» **Stated goal**:
Transcribe the stretch of entries below from the line with "Reproduce this chart with D3.js." through the line with "d3.scaleLinear().domain([-125, 75]).range([445.7, 14.7]);", exactly and with both ends included; leave out all other lines.

» **Record excerpts**:
------------------------------------

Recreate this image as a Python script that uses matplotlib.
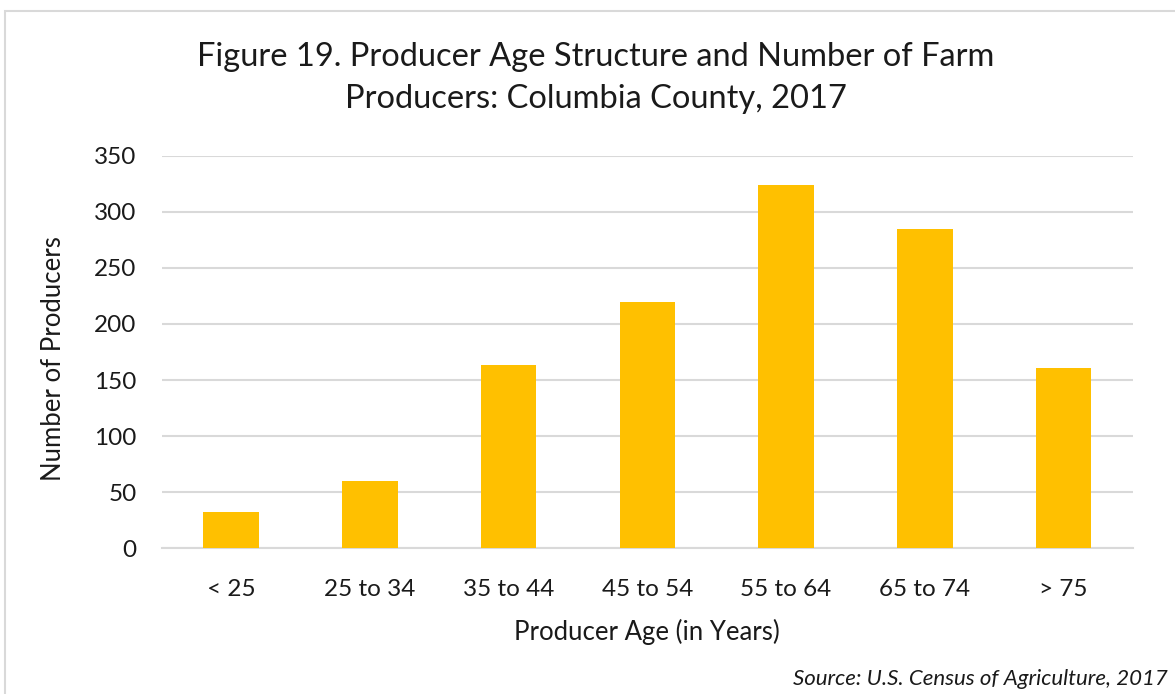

------------------------------------

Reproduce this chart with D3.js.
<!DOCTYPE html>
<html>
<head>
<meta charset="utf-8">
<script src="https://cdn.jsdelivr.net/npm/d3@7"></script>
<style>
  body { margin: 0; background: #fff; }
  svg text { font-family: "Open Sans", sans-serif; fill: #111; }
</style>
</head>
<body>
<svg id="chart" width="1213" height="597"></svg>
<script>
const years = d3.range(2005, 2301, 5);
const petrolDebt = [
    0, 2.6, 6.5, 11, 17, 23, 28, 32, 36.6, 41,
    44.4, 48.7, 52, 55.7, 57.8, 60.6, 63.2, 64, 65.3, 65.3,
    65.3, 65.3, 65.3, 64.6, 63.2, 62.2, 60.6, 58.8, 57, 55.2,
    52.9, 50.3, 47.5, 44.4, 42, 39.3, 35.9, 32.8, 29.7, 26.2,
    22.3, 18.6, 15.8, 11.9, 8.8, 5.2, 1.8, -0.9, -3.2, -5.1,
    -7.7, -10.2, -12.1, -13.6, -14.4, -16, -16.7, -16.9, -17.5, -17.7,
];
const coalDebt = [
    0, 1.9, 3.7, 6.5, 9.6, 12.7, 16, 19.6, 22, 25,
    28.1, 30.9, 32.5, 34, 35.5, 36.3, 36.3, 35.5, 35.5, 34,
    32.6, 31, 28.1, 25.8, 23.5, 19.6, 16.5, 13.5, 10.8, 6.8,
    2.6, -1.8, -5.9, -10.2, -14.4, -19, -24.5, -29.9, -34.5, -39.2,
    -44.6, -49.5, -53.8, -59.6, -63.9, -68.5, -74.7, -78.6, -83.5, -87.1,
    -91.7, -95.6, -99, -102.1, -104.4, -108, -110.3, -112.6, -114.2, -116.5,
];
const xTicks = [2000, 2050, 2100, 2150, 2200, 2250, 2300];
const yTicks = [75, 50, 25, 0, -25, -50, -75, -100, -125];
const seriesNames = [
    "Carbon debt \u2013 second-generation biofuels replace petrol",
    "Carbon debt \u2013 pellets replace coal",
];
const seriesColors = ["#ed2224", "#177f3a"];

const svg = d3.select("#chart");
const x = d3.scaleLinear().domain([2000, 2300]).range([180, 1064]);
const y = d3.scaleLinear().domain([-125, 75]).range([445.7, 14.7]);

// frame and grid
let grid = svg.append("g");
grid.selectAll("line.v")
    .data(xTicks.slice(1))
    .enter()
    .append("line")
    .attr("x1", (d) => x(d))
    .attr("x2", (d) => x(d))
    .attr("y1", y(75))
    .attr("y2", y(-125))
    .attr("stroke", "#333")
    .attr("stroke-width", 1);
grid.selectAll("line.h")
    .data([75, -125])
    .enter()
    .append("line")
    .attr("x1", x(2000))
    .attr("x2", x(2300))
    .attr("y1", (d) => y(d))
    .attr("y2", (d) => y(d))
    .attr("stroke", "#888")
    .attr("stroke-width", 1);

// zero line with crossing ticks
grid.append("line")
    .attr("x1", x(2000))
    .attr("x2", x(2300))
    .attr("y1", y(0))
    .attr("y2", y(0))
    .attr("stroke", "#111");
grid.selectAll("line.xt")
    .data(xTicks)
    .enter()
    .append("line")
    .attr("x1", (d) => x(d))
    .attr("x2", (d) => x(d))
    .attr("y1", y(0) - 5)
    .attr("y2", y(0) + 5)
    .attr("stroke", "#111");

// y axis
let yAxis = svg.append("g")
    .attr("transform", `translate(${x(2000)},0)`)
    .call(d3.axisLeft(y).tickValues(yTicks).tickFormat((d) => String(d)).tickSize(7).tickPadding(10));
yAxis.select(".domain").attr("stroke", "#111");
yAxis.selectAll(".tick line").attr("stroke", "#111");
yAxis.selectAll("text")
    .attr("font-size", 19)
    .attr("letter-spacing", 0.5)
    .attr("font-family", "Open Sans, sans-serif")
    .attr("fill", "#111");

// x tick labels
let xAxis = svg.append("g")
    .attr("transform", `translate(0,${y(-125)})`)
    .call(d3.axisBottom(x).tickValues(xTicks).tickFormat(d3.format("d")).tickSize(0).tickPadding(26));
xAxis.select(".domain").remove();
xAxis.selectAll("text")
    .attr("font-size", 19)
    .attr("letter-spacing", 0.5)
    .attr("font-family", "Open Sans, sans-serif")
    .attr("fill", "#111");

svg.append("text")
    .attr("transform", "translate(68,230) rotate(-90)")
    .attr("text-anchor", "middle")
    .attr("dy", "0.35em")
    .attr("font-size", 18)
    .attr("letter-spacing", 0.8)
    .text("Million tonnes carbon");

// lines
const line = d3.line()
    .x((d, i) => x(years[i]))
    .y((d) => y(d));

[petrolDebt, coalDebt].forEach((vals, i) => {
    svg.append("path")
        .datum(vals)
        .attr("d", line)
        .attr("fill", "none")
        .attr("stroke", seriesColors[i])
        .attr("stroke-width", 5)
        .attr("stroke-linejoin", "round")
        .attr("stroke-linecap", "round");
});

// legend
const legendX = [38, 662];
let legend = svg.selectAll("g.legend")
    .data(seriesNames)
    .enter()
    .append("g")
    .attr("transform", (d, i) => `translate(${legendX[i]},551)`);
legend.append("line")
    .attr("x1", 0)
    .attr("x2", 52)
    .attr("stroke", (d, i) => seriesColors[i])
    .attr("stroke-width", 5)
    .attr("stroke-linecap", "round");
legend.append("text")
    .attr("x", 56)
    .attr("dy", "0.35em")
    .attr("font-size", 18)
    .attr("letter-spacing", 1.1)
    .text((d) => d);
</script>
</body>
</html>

------------------------------------

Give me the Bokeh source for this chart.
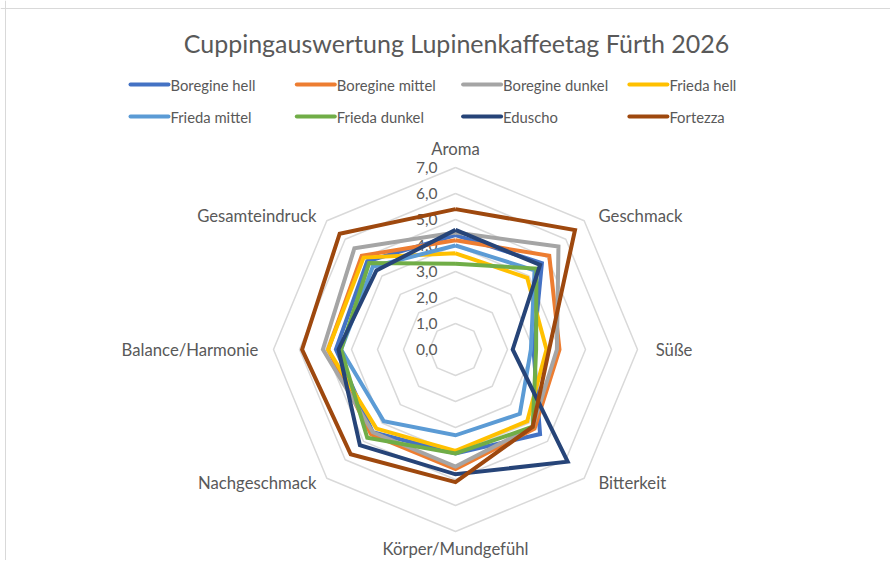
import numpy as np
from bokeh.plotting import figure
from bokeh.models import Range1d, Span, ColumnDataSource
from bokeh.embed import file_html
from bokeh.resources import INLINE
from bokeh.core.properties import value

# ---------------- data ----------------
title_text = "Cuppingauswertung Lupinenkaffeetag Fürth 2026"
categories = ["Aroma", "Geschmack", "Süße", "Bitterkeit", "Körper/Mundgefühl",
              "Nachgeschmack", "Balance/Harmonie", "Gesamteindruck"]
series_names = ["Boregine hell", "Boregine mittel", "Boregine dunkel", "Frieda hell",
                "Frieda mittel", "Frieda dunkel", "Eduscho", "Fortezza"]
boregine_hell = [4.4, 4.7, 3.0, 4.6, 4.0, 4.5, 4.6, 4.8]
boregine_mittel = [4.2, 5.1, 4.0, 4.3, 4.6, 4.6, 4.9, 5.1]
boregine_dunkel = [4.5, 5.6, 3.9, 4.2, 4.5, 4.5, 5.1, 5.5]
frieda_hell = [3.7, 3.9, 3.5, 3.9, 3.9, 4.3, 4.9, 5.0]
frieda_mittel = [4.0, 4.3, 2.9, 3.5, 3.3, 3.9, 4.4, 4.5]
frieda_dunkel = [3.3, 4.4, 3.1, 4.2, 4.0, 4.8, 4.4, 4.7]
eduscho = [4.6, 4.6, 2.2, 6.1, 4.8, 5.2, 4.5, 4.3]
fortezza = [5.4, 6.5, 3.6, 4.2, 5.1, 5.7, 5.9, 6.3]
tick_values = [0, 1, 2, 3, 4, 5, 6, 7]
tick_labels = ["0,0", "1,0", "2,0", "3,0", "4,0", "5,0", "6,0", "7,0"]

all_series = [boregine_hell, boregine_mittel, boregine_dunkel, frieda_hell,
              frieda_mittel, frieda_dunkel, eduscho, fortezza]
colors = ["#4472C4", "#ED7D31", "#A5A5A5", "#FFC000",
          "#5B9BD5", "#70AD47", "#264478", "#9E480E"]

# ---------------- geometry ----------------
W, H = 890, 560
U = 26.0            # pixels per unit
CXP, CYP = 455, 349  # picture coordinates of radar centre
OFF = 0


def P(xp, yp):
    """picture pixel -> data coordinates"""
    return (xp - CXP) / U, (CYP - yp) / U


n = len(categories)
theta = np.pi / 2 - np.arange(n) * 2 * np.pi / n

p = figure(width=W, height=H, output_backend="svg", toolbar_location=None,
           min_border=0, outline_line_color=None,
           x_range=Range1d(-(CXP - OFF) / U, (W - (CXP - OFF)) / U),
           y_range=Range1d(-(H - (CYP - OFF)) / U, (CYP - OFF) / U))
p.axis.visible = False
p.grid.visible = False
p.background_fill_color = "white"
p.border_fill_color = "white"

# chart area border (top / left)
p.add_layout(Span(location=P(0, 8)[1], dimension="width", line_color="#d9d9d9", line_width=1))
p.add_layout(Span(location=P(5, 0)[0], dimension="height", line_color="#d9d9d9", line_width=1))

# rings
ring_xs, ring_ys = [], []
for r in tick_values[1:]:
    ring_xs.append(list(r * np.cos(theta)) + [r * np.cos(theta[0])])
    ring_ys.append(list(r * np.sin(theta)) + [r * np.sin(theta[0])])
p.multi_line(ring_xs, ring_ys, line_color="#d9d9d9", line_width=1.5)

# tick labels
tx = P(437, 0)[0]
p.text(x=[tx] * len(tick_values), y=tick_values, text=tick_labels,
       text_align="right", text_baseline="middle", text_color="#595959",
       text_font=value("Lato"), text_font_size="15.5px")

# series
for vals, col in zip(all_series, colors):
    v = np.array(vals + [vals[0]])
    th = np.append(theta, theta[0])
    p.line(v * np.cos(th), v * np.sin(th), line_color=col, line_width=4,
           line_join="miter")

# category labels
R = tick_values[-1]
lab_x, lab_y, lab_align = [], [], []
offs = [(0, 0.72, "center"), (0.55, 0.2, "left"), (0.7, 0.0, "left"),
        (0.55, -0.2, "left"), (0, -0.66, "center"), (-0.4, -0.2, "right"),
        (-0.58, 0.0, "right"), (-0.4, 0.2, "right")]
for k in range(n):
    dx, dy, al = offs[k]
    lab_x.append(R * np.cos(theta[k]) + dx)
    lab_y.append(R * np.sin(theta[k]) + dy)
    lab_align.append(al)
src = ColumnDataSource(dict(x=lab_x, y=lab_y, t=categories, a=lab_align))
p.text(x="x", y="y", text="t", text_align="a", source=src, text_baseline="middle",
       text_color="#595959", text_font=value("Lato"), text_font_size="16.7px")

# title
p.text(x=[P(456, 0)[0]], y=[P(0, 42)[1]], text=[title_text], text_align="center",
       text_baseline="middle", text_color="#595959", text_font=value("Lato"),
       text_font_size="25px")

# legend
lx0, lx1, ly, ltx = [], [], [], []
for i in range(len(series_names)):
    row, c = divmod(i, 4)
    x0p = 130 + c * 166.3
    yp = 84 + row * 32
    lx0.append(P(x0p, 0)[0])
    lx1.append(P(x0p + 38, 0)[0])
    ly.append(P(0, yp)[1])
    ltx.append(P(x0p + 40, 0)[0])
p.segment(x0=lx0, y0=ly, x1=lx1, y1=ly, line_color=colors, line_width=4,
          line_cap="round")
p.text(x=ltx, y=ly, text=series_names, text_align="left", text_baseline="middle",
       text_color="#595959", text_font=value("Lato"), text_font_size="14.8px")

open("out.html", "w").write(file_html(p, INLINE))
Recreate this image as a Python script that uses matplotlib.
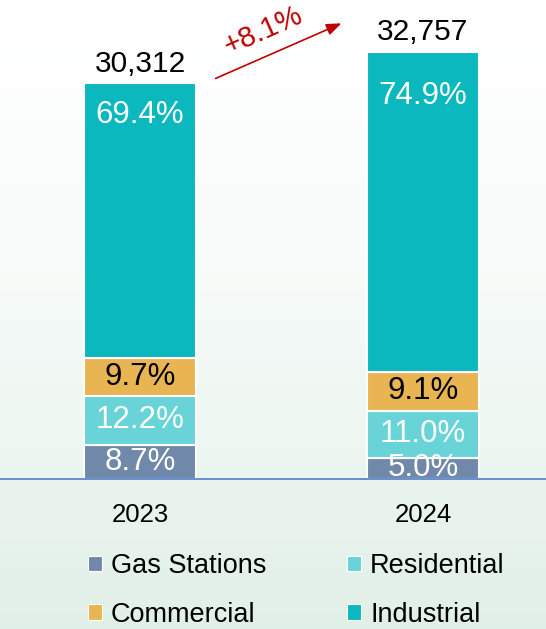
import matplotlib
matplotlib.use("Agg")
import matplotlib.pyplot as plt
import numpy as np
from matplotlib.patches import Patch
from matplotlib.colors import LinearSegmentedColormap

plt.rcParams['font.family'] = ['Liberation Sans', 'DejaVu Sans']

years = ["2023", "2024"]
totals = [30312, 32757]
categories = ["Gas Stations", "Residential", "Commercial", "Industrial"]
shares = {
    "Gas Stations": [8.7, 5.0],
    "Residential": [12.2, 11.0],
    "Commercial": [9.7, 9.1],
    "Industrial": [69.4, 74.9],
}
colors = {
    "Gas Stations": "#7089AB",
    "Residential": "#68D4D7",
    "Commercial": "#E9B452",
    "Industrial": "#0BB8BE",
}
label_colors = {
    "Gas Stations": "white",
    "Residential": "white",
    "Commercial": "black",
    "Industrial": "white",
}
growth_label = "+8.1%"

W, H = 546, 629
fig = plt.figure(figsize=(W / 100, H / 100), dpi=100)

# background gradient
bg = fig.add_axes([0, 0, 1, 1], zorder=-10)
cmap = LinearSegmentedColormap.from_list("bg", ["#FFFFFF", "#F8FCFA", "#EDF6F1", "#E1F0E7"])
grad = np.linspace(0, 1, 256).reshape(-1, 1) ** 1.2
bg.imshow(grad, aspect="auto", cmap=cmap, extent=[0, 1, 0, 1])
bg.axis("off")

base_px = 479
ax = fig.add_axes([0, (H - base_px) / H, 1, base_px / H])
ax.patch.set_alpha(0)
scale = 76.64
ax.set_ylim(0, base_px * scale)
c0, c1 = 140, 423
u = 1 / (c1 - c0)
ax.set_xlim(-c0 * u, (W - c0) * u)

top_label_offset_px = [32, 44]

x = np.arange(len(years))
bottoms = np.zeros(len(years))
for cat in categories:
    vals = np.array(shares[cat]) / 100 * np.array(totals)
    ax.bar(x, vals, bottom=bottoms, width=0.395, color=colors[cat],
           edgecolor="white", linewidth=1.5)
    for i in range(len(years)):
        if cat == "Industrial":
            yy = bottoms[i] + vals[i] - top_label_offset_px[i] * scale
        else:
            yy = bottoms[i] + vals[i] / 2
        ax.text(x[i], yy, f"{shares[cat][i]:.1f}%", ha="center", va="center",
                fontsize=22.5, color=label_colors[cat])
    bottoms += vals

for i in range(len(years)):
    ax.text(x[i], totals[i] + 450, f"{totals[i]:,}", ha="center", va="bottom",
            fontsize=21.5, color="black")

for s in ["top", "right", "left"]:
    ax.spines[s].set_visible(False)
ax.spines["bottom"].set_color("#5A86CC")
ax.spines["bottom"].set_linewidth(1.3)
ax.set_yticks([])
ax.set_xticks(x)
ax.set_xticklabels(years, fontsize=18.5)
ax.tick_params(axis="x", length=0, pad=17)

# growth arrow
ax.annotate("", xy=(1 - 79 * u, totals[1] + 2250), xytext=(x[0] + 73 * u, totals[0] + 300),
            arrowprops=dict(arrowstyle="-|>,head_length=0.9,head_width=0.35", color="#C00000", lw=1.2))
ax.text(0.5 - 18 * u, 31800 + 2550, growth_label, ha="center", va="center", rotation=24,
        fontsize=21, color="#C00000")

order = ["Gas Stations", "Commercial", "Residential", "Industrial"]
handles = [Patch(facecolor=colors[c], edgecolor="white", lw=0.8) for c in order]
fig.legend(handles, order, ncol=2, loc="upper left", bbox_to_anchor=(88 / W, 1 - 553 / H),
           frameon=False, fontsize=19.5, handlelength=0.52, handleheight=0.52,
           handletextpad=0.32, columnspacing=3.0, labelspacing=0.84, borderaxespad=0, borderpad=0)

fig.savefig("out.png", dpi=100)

------------------------------------

» **Worked answer**:
Reproduce this chart with D3.js.
<!DOCTYPE html>
<html>
<head>
<meta charset="utf-8">
<script src="https://cdn.jsdelivr.net/npm/d3@7"></script>
<style>
  body { margin: 0; background: #fff; }
  svg text { font-family: "Open Sans", sans-serif; fill: #111; }
</style>
</head>
<body>
<svg id="chart" width="1213" height="597"></svg>
<script>
const years = d3.range(2005, 2301, 5);
const petrolDebt = [
    0, 2.6, 6.5, 11, 17, 23, 28, 32, 36.6, 41,
    44.4, 48.7, 52, 55.7, 57.8, 60.6, 63.2, 64, 65.3, 65.3,
    65.3, 65.3, 65.3, 64.6, 63.2, 62.2, 60.6, 58.8, 57, 55.2,
    52.9, 50.3, 47.5, 44.4, 42, 39.3, 35.9, 32.8, 29.7, 26.2,
    22.3, 18.6, 15.8, 11.9, 8.8, 5.2, 1.8, -0.9, -3.2, -5.1,
    -7.7, -10.2, -12.1, -13.6, -14.4, -16, -16.7, -16.9, -17.5, -17.7,
];
const coalDebt = [
    0, 1.9, 3.7, 6.5, 9.6, 12.7, 16, 19.6, 22, 25,
    28.1, 30.9, 32.5, 34, 35.5, 36.3, 36.3, 35.5, 35.5, 34,
    32.6, 31, 28.1, 25.8, 23.5, 19.6, 16.5, 13.5, 10.8, 6.8,
    2.6, -1.8, -5.9, -10.2, -14.4, -19, -24.5, -29.9, -34.5, -39.2,
    -44.6, -49.5, -53.8, -59.6, -63.9, -68.5, -74.7, -78.6, -83.5, -87.1,
    -91.7, -95.6, -99, -102.1, -104.4, -108, -110.3, -112.6, -114.2, -116.5,
];
const xTicks = [2000, 2050, 2100, 2150, 2200, 2250, 2300];
const yTicks = [75, 50, 25, 0, -25, -50, -75, -100, -125];
const seriesNames = [
    "Carbon debt \u2013 second-generation biofuels replace petrol",
    "Carbon debt \u2013 pellets replace coal",
];
const seriesColors = ["#ed2224", "#177f3a"];

const svg = d3.select("#chart");
const x = d3.scaleLinear().domain([2000, 2300]).range([180, 1064]);
const y = d3.scaleLinear().domain([-125, 75]).range([445.7, 14.7]);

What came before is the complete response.